Let's verify that initially, LoRA does nothing (because B is zero), but it has way fewer parameters.

In [5]:
# Dimensions
d_in, d_out = 1024, 1024
rank = 8

# Create Layer
layer = LoRALinear(d_in, d_out, rank=rank)

# Count Parameters
total_params = sum(p.numel() for p in layer.parameters())
trainable_params = sum(p.numel() for p in layer.parameters() if p.requires_grad)
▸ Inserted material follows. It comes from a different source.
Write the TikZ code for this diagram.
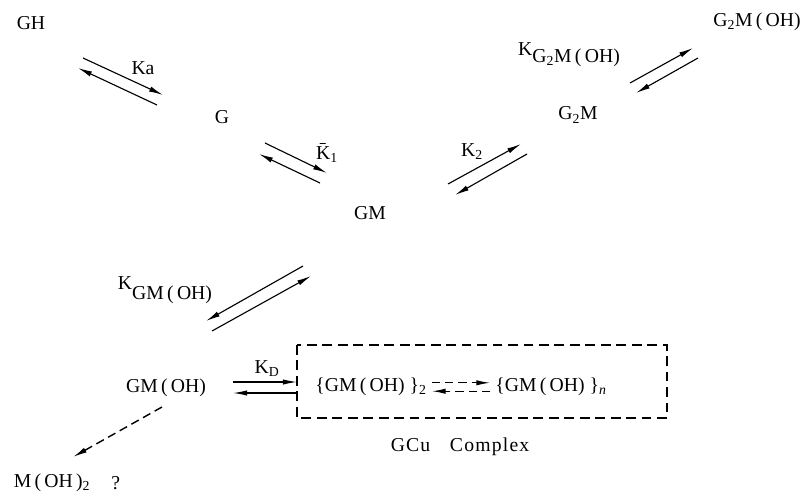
\documentclass[tikz,border=0pt]{standalone}
\usepackage{fontspec}
\setmainfont{Liberation Serif}
\usepackage{tikz}
\usetikzlibrary{arrows.meta,calc,positioning}
\newcommand\ohgrp{\,(\,OH)}

\begin{document}
\begin{tikzpicture}[x=.025cm,y=-.025cm,font=\fontsize{14}{16}\selectfont,
  >={Latex[length=10pt,width=3.8pt]},
  rxn/.style={->,line width=.8pt},
  drxn/.style={->,line width=1pt,dash pattern=on 6pt off 3.5pt},
  cubox/.style={draw,line width=1.2pt,dash pattern=on 7pt off 4pt}]
\useasboundingbox (0,0) rectangle (806,492);
\node (gh) at (31,23) {GH};
\node (g) at (222,117) {G};
\node (gm) at (370,213) {GM};
\node (gtwom) at (578,115) {G\textsubscript{2}M};
\node (gtwomoh) at (757,22) {G\textsubscript{2}M\ohgrp};
\node (gmoh) at (166,388) {GM\ohgrp};
\coordinate (bx1) at (297,345); \coordinate (bx2) at (667,418);
\draw[cubox] (bx1) rectangle (bx2);
\node (dimer) at (371,387) {\{GM\ohgrp\ \}\textsubscript{2}};
\node (polymer) at (551,387) {\{GM\ohgrp\ \}\textsubscript{\textit{n}}};
\node (cutext) at (460,447) {\addfontfeature{LetterSpace=6}GCu\quad Complex};
\node (mohtwo) at (52,483) {M\,(\,OH\,)\textsubscript{2}};
\node[right=8pt of mohtwo] (query) {?};
\node (ka) at (143,68) {Ka};
\node (kone) at (327,153) {\={K}\textsubscript{1}};
\node (ktwo) at (472,152) {K\textsubscript{2}};
\node (kgtwo) at (569,55) {K\raisebox{-5pt}{G\textsubscript{2}M\ohgrp}};
\node (kgm) at (165,290) {K\raisebox{-7pt}{GM\ohgrp}};
\node (kd) at (267,369) {K\textsubscript{D}};
\coordinate (a1) at (83,58); \coordinate (a2) at (163,95);
\coordinate (a3) at (157,105); \coordinate (a4) at (78,68);
\coordinate (b1) at (265,143); \coordinate (b2) at (327,173);
\coordinate (b3) at (320,183); \coordinate (b4) at (259,154);
\coordinate (c1) at (448,184); \coordinate (c2) at (521,144);
\coordinate (c3) at (527,154); \coordinate (c4) at (455,195);
\coordinate (d1) at (630,83); \coordinate (d2) at (693,48);
\coordinate (d3) at (698,58); \coordinate (d4) at (636,93);
\coordinate (e1) at (303,266); \coordinate (e2) at (206,321);
\coordinate (e3) at (212,331); \coordinate (e4) at (311,276);
\coordinate (f1) at (233,382); \coordinate (f3) at (233,393);
\coordinate (h1) at (162,407); \coordinate (h2) at (73,457);
\draw[rxn] (a1)--(a2); \draw[rxn] (a3)--(a4);
\draw[rxn] (b1)--(b2); \draw[rxn] (b3)--(b4);
\draw[rxn] (c1)--(c2); \draw[rxn] (c3)--(c4);
\draw[rxn] (d1)--(d2); \draw[rxn] (d3)--(d4);
\draw[rxn] (e1)--(e2); \draw[rxn] (e3)--(e4);
\draw[rxn] (f1)--(f1-|bx1);
\draw[rxn] (f3-|bx1)--(f3);
\draw[drxn] ([yshift=3pt]dimer.east)--([yshift=3pt]polymer.west);
\draw[drxn] ([yshift=-3pt]polymer.west)--([yshift=-3pt]dimer.east);
\draw[drxn] (h1)--(h2);
\end{tikzpicture}
\end{document}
print(f"Total Parameters: {total_params:,}")
print(f"Trainable Parameters (LoRA): {trainable_params:,}")
print(f"Percentage Trainable: {100 * trainable_params / total_params:.2f}%")

# Verify Output
x = torch.randn(1, d_in)
y = layer(x)
print(f"Output Shape: {y.shape}")

Total Parameters: 1,065,984
Trainable Parameters (LoRA): 16,384
Percentage Trainable: 1.54%
Output Shape: torch.Size([1, 1024])


## 4. Conclusion

You have now implemented the two pillars of efficient AI:
1.  **Quantization**: Reducing memory usage by 4x with minimal error.
2.  **LoRA**: Reducing trainable parameters by 99% for fine-tuning.

This concludes the PyTorch Tutorial Series. You have gone from Tensors (Notebook 00) to building Agents (18), Aligning them (19), and Optimizing them (20). You are ready for the industry.